Tout en soutenant l’autonomie pour le Sahara occidental sous la souveraineté marocaine, les diplomates américains se sont rendus au Sahara occidental, où ils ont rencontré des militants sahraouis des droits humains. La Secrétaire d’Etat Hillary Clinton a été le premier membre de l’administration Obama à se rendre au Maroc, où elle a rencontré le roi Mohammed VI le 2 novembre. Dans ses commentaires publics le lendemain, Madame Clinton a salué les réformes qui ont permis aux femmes marocaines d’ « apporter leurs talents considérables au renforcement des institutions démocratiques, à l’accélération de la croissance économique et à l’élargissement du travail de la société civile ».
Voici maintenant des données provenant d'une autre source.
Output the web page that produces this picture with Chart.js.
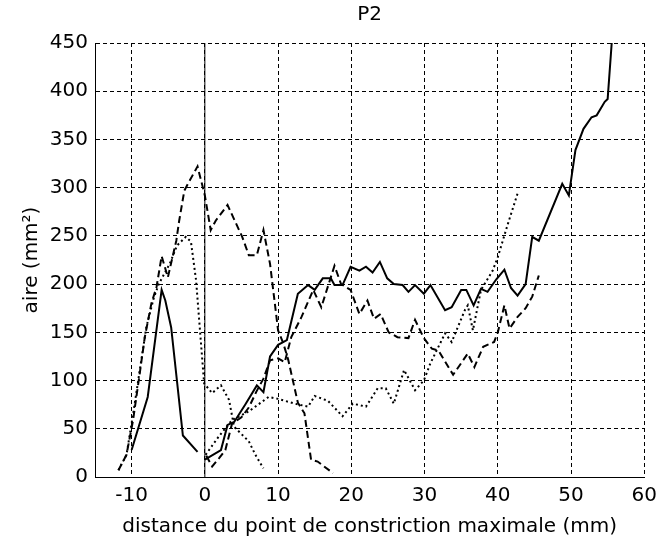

La France est le principal partenaire commercial du Maroc et la principale source d’aide publique au développement et d’investissement privé. La France a donné au Maroc 460 millions d’euros d’Aide au développement pour les pays d’outre mer en 2007-2009, ce qui fait du Maroc le principal bénéficiaire de cette assistance. La France a rarement critiqué publiquement les pratiques du Maroc en matière de droits humains. En avril 2009, le Conseil de Sécurité de l’ONU a renouvelé pour un an la force de maintien de la paix de la MINURSO au Sahara occidental, mais a à nouveau refusé d’élargir son mandat de façon à y inclure l’observation et la protection des droits humains. Le Maroc s’oppose à ce que ce mandat soit donné à la MINURSO, alors que le Polisario déclare le soutenir.
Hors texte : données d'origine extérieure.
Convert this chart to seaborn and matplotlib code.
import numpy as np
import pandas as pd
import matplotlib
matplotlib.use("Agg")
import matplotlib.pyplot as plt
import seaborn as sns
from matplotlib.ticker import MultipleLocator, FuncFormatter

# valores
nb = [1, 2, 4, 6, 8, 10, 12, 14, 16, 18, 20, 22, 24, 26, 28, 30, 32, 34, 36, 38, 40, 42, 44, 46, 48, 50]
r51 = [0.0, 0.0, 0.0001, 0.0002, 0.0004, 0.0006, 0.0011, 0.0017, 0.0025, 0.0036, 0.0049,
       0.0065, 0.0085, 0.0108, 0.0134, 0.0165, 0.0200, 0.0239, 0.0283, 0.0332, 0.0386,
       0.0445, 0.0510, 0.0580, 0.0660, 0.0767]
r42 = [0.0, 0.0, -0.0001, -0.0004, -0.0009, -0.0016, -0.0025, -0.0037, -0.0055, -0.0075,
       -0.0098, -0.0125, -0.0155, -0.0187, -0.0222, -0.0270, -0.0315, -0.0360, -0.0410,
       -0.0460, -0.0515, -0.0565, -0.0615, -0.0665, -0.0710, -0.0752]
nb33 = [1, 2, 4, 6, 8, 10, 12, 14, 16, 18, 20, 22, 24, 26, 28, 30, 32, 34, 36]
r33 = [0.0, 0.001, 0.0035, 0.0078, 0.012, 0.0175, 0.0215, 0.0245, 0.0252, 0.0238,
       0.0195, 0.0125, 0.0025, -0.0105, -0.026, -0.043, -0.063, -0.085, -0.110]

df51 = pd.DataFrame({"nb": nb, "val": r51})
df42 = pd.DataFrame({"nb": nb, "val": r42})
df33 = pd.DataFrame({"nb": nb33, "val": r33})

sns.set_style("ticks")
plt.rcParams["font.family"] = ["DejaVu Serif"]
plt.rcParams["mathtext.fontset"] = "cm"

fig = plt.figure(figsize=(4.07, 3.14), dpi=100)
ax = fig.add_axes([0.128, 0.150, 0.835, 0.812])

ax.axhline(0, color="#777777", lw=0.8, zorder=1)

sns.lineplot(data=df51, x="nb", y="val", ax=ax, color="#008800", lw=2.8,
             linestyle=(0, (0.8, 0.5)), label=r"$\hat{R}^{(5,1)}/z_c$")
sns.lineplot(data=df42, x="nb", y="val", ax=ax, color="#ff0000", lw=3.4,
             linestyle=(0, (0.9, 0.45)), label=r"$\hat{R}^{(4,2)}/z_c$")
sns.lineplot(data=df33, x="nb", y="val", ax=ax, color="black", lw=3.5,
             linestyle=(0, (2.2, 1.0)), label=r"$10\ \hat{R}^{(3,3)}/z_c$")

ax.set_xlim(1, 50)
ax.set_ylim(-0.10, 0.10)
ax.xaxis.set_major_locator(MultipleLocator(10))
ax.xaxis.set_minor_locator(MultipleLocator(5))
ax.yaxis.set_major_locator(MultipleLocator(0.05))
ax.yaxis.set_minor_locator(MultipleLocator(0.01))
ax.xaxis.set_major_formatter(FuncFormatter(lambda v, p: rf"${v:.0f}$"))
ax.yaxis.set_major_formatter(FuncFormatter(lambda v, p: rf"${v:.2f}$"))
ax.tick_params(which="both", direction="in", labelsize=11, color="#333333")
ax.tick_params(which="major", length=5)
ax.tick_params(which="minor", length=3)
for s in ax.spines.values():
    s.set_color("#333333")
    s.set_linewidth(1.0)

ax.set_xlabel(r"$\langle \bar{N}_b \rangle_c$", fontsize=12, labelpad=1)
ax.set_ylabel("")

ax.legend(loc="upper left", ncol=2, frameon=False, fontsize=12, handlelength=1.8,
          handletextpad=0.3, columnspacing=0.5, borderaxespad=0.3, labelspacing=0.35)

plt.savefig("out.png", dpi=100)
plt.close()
Le Maroc a ratifié le 9 avril la Convention internationale sur la protection et la promotion des droits et de la dignité des personnes handicapées. Le roi Mohammed VI a annoncé le 10 décembre 2008 que le Maroc allait lever ses réserves sur la Convention pour l’élimination de toutes les formes de discrimination à l’égard des femmes, mais ce n’était pas encore fait en novembre 2009. Le Maroc a reçu la visite au mois de juin du Groupe de travail sur les disparitions forcées ou involontaires, la première effectuée par ce groupe dans un pays arabe ou africain. Le groupe a fait l’éloge de l’IER, mais a exprimé la préoccupation que son mandat, qui excluait les poursuites judiciaires des auteurs d’exactions, puisse encourager l’impunité.